Siempre he creído que las relaciones que realmente funcionan son aquellas que comparten: el silencio, las risas, las lágrimas, los miedos, las alegrías o los fracasos, reconociendo que cada parte tiene una vida que realizar; es recorrer el mismo camino de modo que cada quien tome sus propias decisiones y enfrente sus consecuencias. Pienso que eso hace fuerte a una persona y cuando cada parte es fuerte, la relación es sólida.
Pocas veces he visualizado mi vida en pareja, no me gusta hacerlo porque inevitablemente pienso que jamás encontraré a alguien como lo que estoy buscando.

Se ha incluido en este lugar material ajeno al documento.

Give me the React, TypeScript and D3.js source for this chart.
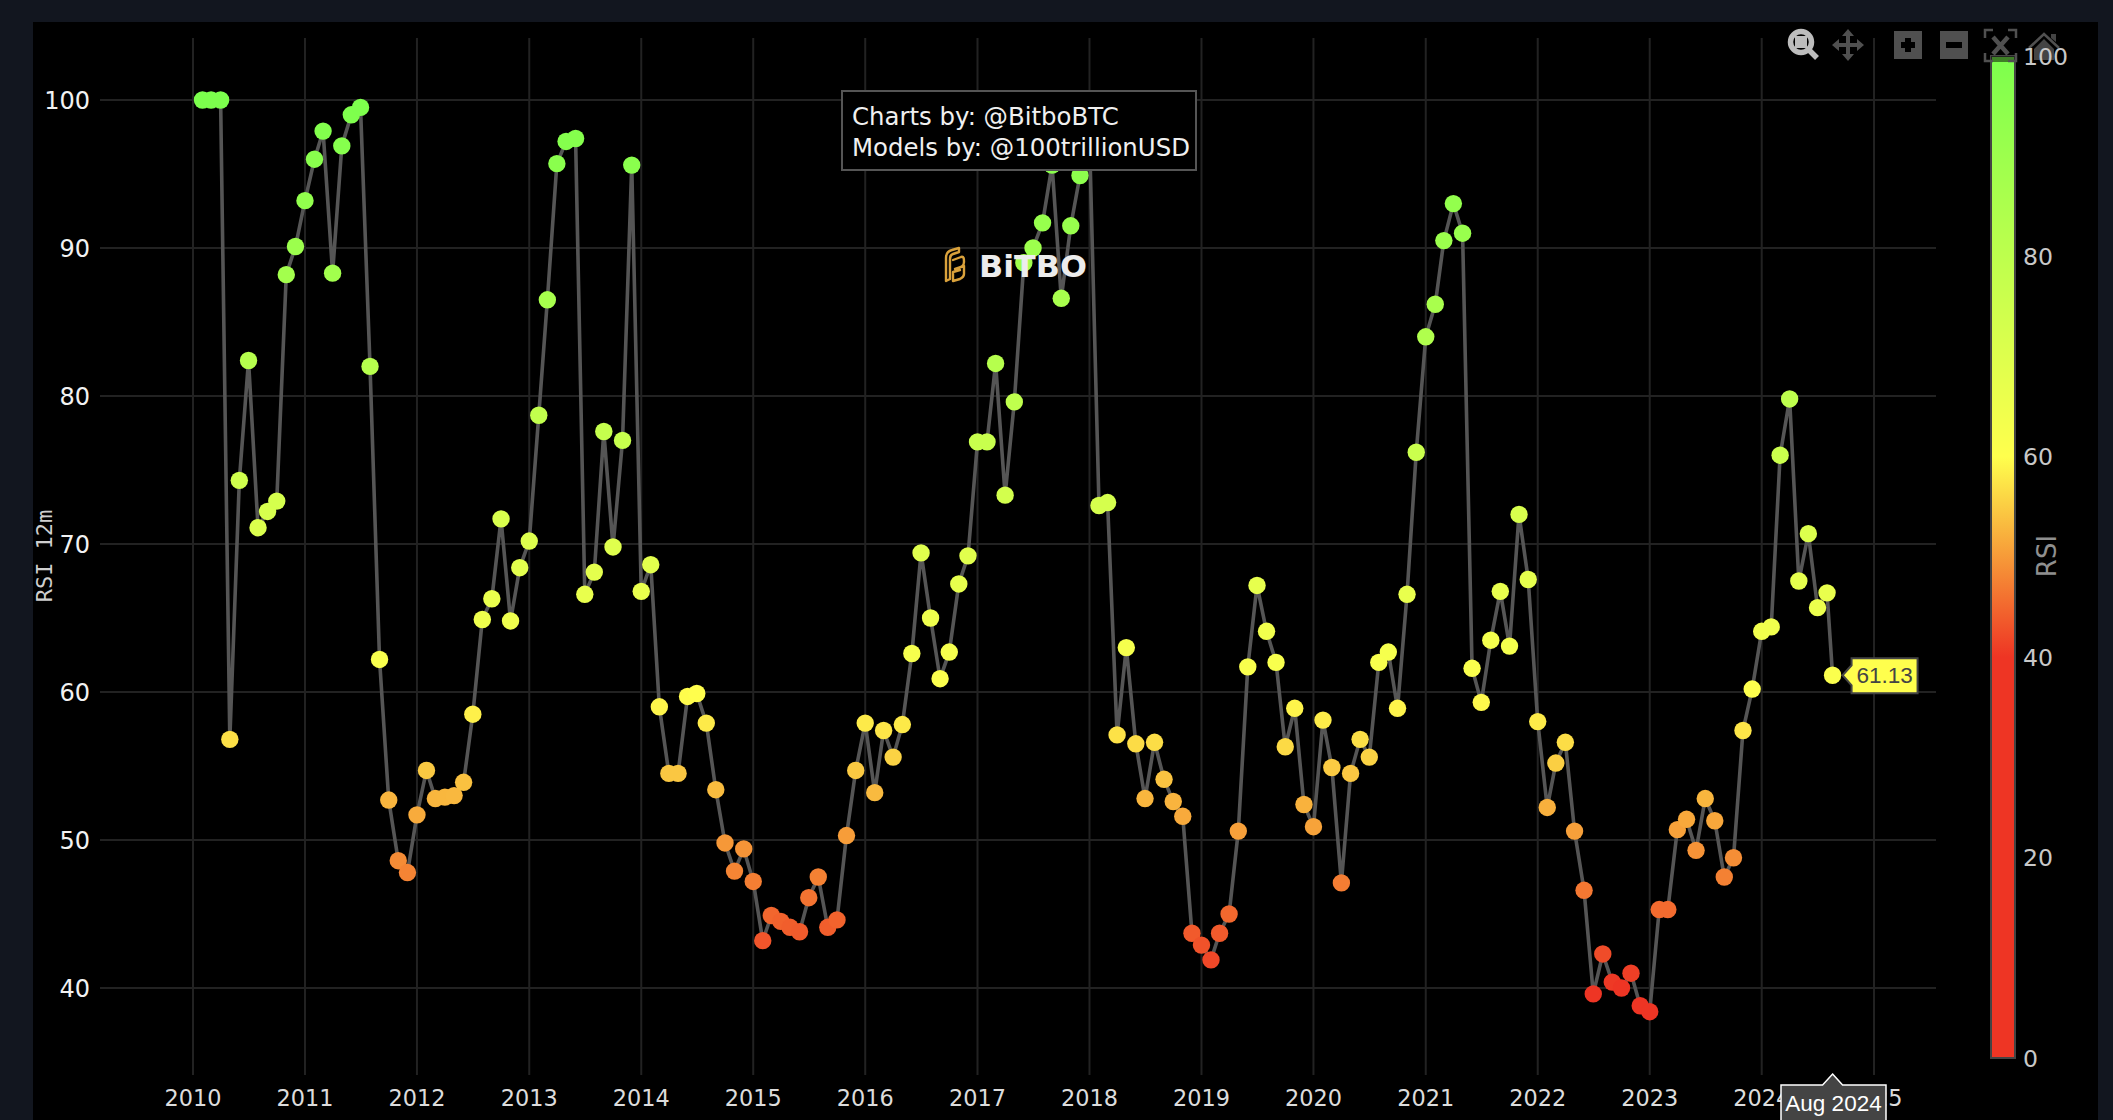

De pronto, cuando llego a imaginarme en un compromiso, con todo lo que la palabra implica, pienso en esa persona que tiene la capacidad de amar mis cualidades y respetar mis defectos, quien acepte que no soy un títere al que puede moverle los hilos cada vez que le plazca y respete mis tiempos, mi individualidad y fomente mi desarrollo personal.
Sin embargo, hasta hace poco, después de tantos años me cuestioné sobre lo que yo puedo ofrecer; claro, es más fácil pedir que dar. Me viene la ilusión de amar y por primera vez tengo la sensación de que ahora sí hice una buena elección, pero ¿cómo hace una persona egoísta para compartir su vida? Definitivamente, la vida me puso a prueba una vez más.